Saturday, February 5, 2011

Junky and Monkish

George Herms takes a bric-a-brac opera to REDCAT
Monkish junkman Herms, with slide of protégé.

by Joseph Mailander


Towards the end of George Herms' musical-assemblage bricolage, The Artist's Life; a Free Jazz Opera, the lanky septuagenarian is hoisted into the air, far above two other suspended pieces of urban junk, a metal spiral staircase and a 600-pound buoy, that have also been lifted, spun, and "played" in performance. The stress load on REDCAT's rafters endures, and so does the point: there is lots of junk in the world, and the human spirit is both kin and transcendent to it. Like plants, as critic Robert Hughes has said, we need the shit of others on which to feed, and nobody in contemporary multimedia takes this to heart more than Herms.

Herms is equal mixes ad hoc artist and structured entertainer. While engaging, his constructions of detritus and his over-serious North Beach-circa-1960 stage presence play as much to giggle fits as to solemnity. He is possessed of as much gravitas as a boulevardier falling into a manhole, Chaplinesque in his solemnity.

His current work is scored as a "Free Jazz Opera" and two formidable jazz ensembles run away with the music to it. There are moments that make you laugh, and moments that make you wince. The first musical piece is pure brazz loft jazz and you wonder if you are in for ninety minutes of Eric Dolphy times seven. Through the piece, Herms stamps papers with various stamps on paper plates, makes unrecognizable impressions, and then holds them up to the two music ensembles, as though they are sheet music. They are not, of course; they are spontaneous conceptual art, and don't mesh with music at all.

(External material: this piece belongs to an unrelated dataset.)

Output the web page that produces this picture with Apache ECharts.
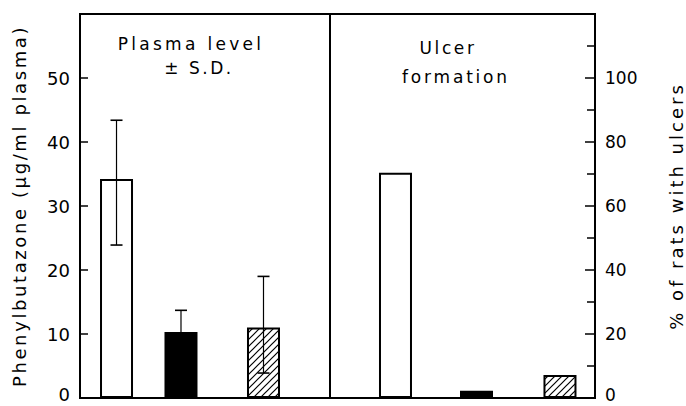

But as much of the rest of the media are the recognizably found-objects we see in assemblage sculpture, much of the rest of the music is recognizable west coast jazz, some of it as friendly and refreshingly familiar as Art Blakey's Jazz Messengers ensembles of old. The music is pumped out by Bobby Bradford Mo’tet and the Theo Saunders Group, and these two units are split on stage, delivering sturdy, brassy, spot-on bop and modal jazz through the evening.

If there is disappointment, it is that Herms does much not explore the musicality and tonality of the found objects he fetishizes. A spinning staircase and later a spinning buoy--rolled out on dollies and hung from the rafters--end up exceptionally large gongs emitting exceptionally small dongs. Herms taps them, somewhat rhythmically, somewhat curiously, and appears to have no special talent for percussion, In fact, the production's highly talented and multi-faceted soprano, Diana Briscoe (she not only sings and dances, she helps Herms slip into his hoist), invited to play the buoy by rapping it with a short segment of a 2x4, brings far more musicality to the exploration than Herms, who seemed satisfied to pound one of the buoy's indentations that consistently resounded a perfect B perhaps because he recognized the note.

Highlights for me included a very solemn construction and erection of a makeshift cross during the piece that celebrated death and the final dance in which Herms shoulders a helter-skelter stepladder riddled with detritus and dances with his sporting soprano.

It does not require genius or even much irony to announce a makeshift--everything is makeshift--encore entitled "Concerto for Saw and Cellphone" in which the audience is invited to take out their cells and take photos. But it does take an affable amount of panache to pull such a thing off, even such an evening off, and ultimately Herms leaves you laughing over his bric-a-brac, and appreciative of art for entertainment's sake. I took a photo too (below), and left very pleased to have taken it, and very pleased to have come.